WHAT TO WORK ON: Begin with the first line and repeat exactly through the line containing "const payTickLabels = ['Jan"; leave every image out.

DATA SEGMENT:

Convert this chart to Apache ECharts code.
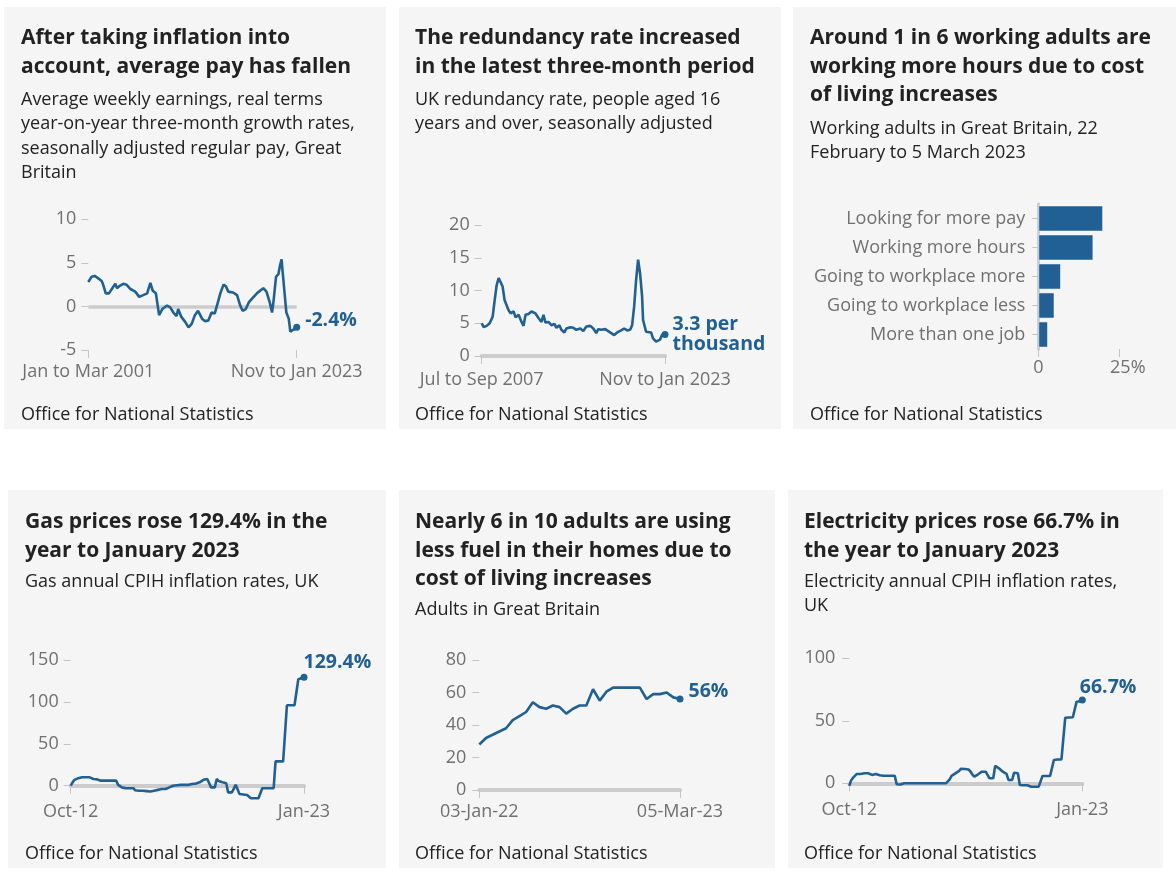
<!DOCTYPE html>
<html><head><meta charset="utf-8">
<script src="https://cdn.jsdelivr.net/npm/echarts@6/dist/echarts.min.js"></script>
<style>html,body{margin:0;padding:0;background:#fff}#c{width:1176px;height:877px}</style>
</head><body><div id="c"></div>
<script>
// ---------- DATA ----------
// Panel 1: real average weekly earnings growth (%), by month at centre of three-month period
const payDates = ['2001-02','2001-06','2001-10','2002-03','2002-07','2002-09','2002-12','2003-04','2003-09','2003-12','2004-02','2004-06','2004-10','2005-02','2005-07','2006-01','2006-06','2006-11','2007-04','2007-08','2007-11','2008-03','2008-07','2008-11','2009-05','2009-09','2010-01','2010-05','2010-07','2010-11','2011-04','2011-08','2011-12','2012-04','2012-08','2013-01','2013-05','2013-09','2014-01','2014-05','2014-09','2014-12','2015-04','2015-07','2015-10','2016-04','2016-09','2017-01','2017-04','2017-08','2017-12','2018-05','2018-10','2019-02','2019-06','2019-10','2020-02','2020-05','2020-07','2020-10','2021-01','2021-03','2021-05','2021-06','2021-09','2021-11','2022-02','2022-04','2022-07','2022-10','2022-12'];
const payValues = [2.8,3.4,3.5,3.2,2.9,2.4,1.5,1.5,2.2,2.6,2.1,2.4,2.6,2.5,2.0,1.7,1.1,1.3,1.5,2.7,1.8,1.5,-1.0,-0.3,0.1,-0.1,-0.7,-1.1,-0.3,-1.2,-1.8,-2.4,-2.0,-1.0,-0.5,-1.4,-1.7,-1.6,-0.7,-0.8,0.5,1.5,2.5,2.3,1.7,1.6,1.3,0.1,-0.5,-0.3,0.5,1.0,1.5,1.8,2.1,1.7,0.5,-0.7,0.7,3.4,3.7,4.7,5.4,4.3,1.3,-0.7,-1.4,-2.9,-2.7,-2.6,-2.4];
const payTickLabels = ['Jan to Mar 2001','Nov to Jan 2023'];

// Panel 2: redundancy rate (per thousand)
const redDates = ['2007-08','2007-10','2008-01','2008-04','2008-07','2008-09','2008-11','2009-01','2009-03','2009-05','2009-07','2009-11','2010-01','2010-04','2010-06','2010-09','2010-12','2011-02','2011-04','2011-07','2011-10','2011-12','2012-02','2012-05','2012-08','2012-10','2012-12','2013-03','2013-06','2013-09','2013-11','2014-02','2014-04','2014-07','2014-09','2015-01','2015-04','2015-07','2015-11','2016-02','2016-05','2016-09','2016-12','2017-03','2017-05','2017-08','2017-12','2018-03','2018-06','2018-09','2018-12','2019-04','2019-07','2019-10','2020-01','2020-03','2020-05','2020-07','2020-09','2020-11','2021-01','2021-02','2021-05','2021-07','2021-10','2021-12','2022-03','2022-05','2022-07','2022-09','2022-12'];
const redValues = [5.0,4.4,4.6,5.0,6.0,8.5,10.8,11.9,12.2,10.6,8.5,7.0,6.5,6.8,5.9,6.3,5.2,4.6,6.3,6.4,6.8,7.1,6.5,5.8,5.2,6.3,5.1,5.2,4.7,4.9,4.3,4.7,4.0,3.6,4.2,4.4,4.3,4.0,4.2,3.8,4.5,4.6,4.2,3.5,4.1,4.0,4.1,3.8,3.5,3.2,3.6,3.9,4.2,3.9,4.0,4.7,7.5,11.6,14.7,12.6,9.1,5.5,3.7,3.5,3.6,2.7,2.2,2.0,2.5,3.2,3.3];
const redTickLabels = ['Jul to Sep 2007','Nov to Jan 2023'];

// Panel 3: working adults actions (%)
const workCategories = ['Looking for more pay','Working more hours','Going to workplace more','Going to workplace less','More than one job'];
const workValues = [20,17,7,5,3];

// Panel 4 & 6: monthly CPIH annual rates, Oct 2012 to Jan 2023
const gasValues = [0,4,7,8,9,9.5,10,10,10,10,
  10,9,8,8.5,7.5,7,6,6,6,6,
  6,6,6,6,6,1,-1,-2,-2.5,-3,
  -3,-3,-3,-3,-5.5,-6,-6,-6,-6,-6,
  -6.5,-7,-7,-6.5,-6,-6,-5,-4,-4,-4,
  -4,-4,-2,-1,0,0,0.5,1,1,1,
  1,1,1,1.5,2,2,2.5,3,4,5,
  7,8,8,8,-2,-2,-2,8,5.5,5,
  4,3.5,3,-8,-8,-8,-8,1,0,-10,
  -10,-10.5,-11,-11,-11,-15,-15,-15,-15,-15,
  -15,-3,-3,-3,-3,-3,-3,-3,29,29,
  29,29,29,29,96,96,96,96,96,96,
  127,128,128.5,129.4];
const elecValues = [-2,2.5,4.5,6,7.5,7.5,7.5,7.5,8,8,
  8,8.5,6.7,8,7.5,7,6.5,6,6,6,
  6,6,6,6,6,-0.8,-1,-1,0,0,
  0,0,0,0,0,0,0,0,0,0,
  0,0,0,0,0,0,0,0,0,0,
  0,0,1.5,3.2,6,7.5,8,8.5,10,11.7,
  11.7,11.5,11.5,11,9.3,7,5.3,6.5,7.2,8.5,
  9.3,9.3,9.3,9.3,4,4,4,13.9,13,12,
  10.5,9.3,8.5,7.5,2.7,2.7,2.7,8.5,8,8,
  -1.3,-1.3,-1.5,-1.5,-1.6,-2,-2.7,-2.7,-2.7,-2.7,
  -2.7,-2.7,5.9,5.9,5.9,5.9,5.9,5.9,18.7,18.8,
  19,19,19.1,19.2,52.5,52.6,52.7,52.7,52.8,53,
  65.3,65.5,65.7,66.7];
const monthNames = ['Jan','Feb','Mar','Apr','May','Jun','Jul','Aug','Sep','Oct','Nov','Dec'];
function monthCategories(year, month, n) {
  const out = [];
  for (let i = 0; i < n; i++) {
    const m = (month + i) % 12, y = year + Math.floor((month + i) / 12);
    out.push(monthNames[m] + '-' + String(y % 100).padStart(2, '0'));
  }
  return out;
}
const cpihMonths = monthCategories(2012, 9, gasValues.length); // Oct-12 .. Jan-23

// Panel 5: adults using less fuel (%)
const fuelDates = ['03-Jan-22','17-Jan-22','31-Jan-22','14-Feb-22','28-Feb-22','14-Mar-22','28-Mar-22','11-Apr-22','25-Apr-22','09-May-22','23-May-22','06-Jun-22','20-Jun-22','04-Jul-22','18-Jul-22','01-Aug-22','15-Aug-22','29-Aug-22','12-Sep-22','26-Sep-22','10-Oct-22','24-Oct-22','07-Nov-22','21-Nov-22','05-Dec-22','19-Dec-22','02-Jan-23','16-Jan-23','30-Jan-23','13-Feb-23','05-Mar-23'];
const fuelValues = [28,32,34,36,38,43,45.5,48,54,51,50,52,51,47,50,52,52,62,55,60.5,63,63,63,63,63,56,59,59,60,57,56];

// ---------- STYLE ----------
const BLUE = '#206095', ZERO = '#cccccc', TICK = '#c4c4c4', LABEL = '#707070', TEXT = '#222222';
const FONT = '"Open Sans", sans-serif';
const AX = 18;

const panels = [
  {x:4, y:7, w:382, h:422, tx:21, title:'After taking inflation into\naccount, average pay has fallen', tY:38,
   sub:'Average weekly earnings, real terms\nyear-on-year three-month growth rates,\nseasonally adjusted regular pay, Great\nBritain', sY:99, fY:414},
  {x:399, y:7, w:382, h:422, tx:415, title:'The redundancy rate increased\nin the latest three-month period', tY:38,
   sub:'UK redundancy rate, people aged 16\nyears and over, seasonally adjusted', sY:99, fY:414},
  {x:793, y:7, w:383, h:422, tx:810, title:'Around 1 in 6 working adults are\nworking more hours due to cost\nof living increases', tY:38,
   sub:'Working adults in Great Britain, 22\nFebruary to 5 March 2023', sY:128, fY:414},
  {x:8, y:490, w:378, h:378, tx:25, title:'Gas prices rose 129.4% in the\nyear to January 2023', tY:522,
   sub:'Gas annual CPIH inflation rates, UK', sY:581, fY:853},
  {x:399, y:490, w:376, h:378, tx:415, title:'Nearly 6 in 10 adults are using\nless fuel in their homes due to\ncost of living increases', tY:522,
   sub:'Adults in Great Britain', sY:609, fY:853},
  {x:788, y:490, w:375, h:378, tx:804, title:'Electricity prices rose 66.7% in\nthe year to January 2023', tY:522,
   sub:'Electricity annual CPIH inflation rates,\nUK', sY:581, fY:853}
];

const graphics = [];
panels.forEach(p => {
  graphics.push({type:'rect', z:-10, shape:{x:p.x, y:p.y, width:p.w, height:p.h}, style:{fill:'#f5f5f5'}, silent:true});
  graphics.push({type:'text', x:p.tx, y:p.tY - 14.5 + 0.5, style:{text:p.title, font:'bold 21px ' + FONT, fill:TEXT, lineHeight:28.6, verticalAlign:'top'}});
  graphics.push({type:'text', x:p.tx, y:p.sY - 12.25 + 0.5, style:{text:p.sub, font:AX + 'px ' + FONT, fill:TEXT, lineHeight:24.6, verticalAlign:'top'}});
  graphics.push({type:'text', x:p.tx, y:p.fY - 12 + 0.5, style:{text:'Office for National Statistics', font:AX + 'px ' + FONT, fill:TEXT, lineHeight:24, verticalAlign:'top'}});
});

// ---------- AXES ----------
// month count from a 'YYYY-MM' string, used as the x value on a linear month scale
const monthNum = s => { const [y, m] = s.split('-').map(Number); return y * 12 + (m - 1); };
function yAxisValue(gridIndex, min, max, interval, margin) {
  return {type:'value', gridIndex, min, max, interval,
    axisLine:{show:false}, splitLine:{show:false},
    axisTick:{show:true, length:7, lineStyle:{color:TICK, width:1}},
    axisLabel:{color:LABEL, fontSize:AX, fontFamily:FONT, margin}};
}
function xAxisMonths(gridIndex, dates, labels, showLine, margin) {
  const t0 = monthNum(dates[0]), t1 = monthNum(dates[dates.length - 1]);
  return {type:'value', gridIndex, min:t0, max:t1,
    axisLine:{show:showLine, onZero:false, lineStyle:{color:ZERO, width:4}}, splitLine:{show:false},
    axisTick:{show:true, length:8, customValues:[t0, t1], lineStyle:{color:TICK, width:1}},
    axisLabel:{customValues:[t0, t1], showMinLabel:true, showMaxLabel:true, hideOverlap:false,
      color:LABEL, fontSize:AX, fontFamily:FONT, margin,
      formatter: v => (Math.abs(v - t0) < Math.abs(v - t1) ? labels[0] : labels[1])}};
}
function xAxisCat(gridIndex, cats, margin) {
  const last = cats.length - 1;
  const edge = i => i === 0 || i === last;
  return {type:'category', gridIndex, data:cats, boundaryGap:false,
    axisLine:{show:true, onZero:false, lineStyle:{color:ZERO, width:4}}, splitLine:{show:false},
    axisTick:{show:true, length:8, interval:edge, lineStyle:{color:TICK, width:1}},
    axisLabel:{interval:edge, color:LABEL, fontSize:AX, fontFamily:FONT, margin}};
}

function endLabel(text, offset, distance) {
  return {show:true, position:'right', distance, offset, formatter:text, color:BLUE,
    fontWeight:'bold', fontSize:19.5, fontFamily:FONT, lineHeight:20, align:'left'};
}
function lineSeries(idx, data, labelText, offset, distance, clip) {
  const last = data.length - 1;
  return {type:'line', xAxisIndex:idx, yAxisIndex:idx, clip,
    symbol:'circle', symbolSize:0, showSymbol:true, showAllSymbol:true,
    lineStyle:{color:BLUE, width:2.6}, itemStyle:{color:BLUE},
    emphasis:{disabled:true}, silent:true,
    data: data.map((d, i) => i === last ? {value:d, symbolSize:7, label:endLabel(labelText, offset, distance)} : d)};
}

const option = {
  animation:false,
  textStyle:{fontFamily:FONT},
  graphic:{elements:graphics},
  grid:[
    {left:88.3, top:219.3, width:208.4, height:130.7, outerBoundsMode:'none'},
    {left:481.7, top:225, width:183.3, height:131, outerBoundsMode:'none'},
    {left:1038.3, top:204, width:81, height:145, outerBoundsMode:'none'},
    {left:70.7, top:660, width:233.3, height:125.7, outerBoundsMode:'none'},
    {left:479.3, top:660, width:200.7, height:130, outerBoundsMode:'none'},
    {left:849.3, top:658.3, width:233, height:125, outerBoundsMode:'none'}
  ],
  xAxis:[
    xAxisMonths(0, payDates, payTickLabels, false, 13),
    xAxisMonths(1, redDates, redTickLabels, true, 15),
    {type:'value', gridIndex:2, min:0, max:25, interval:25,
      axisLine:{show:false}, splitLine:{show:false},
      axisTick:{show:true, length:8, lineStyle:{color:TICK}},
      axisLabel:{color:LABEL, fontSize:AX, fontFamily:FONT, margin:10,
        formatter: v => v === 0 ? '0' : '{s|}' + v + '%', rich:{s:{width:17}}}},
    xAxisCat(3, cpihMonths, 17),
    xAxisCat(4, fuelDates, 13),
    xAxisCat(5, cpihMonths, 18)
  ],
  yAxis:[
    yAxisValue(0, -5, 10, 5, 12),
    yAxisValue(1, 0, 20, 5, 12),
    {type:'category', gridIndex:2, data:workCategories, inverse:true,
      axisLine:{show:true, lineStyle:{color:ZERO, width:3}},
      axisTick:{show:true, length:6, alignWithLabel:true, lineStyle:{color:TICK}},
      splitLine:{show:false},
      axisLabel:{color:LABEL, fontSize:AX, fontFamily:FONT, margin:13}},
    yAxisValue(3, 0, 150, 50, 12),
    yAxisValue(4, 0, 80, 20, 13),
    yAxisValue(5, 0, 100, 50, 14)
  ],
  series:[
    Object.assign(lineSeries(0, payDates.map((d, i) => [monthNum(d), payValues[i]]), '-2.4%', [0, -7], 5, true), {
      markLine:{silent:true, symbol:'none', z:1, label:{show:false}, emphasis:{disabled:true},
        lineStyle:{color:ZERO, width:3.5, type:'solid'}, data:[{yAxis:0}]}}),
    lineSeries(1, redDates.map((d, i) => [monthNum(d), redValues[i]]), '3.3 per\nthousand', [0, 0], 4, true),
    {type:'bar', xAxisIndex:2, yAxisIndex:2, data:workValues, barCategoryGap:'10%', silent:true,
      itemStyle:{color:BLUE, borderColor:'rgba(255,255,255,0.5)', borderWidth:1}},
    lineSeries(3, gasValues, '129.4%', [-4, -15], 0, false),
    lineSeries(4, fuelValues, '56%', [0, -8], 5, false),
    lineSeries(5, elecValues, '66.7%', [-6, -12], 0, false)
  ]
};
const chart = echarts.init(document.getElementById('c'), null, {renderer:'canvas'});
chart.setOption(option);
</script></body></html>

TASK OUTPUT:
Convert this chart to Apache ECharts code.
<!DOCTYPE html>
<html><head><meta charset="utf-8">
<script src="https://cdn.jsdelivr.net/npm/echarts@6/dist/echarts.min.js"></script>
<style>html,body{margin:0;padding:0;background:#fff}#c{width:1176px;height:877px}</style>
</head><body><div id="c"></div>
<script>
// ---------- DATA ----------
// Panel 1: real average weekly earnings growth (%), by month at centre of three-month period
const payDates = ['2001-02','2001-06','2001-10','2002-03','2002-07','2002-09','2002-12','2003-04','2003-09','2003-12','2004-02','2004-06','2004-10','2005-02','2005-07','2006-01','2006-06','2006-11','2007-04','2007-08','2007-11','2008-03','2008-07','2008-11','2009-05','2009-09','2010-01','2010-05','2010-07','2010-11','2011-04','2011-08','2011-12','2012-04','2012-08','2013-01','2013-05','2013-09','2014-01','2014-05','2014-09','2014-12','2015-04','2015-07','2015-10','2016-04','2016-09','2017-01','2017-04','2017-08','2017-12','2018-05','2018-10','2019-02','2019-06','2019-10','2020-02','2020-05','2020-07','2020-10','2021-01','2021-03','2021-05','2021-06','2021-09','2021-11','2022-02','2022-04','2022-07','2022-10','2022-12'];
const payValues = [2.8,3.4,3.5,3.2,2.9,2.4,1.5,1.5,2.2,2.6,2.1,2.4,2.6,2.5,2.0,1.7,1.1,1.3,1.5,2.7,1.8,1.5,-1.0,-0.3,0.1,-0.1,-0.7,-1.1,-0.3,-1.2,-1.8,-2.4,-2.0,-1.0,-0.5,-1.4,-1.7,-1.6,-0.7,-0.8,0.5,1.5,2.5,2.3,1.7,1.6,1.3,0.1,-0.5,-0.3,0.5,1.0,1.5,1.8,2.1,1.7,0.5,-0.7,0.7,3.4,3.7,4.7,5.4,4.3,1.3,-0.7,-1.4,-2.9,-2.7,-2.6,-2.4];
const payTickLabels = ['Jan to Mar 2001','Nov to Jan 2023'];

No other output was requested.